- Rachel Whiteread born 1963
- Object: 89 × 270 × 169 mm
- Presented by the artist in honour of Sir Nicholas Serota 2018
Torso 1988 is a sculpture in plaster, cast from the inside of a hot water bottle. In 1988, a year after graduating from the Slade School of Art in London, Whiteread held her first solo exhibition at the Carlisle Gallery, London, showing the four works that began her exploration of small domestic objects and items of furniture: the cast of the underside of a bed, Shallow Breath 1988, the cast of a small cupboard covered in black felt, Closet 1988, and the cast of a mid-century woman’s dressing table with glass top reattached to the plaster cast, Mantle 1988. Torso 1988 was the fourth piece included in this exhibition. The works encapsulated the interests that were to define Whiteread’s career over the next thirty years – the process of casting forgotten space, an experimental use of materials and casting techniques, and the emotional power of everyday objects.
Hot water bottles had featured in Whiteread’s work while she was still a student, but as intact objects inserted into larger tableaux rather than as the moulds for casts. Torso 1988 would become the first of a series of hot water bottle cast sculptures, realised in almost every material the artist has worked in: plaster, cement, rubber, resin, aluminium and dental plaster, completed throughout the late 1980s and early to mid-1990s. Torso 1988 (and the subsequent works in the series) was made by pouring plaster into a hot water bottle until it was full; the top was then screwed into the bottle and it was suspended and left hanging while the material cured. Once the plaster had set, the rubber bottle was cut and peeled away to reveal the cast sculpture. The works are shown on plinths or on shelves mirroring how they might appear in a domestic environment.
Whiteread’s Torso works are among few works within her output for which she has not used her characteristic Untitled titling, alongside a subtitle indicating the source of her cast. The Torsos are also a rare example in which she has chosen an anthropomorphic title; while many of her works have such qualities, it is the series of Torsos that evoke the body most closely and that have been described by Whiteread as her ‘headless limbless babies’ (Rachel Whiteread in conversation with John Tusa, ‘Rachel Whiteread: Selected Sculptures and Interview’, fARTiculate, 21 December 2010, https://farticulate.wordpress.com/20210/12/21/21-december-2010-post-rachel-whiteread-selected-sculptures-interview/, accessed 27 December 2017).

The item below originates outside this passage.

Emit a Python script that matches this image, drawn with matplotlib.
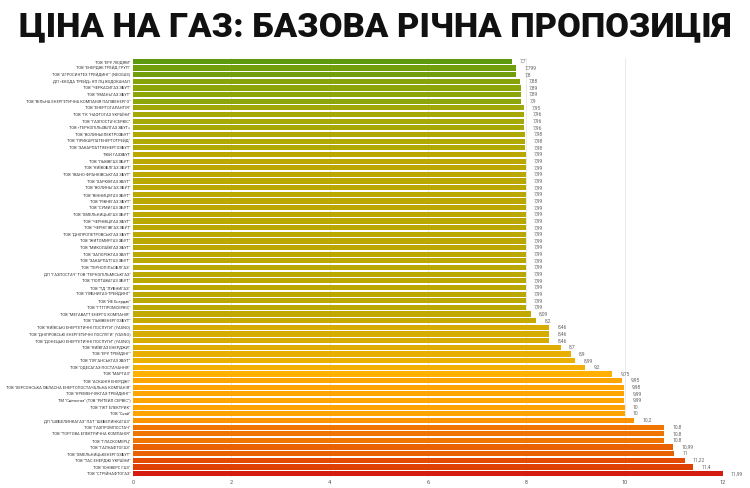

The works in the Torso series are of critical importance to the artist’s work as a whole. They trace a transition from her early work at art school to her mature practice, demonstrate her interest in material and the casting process, and typify the effect of heightened emotional resonance that Whiteread brings to everyday domestic objects by capturing the marks that we leave on the world as we move through it.
Ann Gallagher (ed.), Rachel Whiteread, exhibition catalogue, Tate Britain, London 2017.
Charlotte Mullins, RW: Rachel Whiteread, revised edition, London 2017.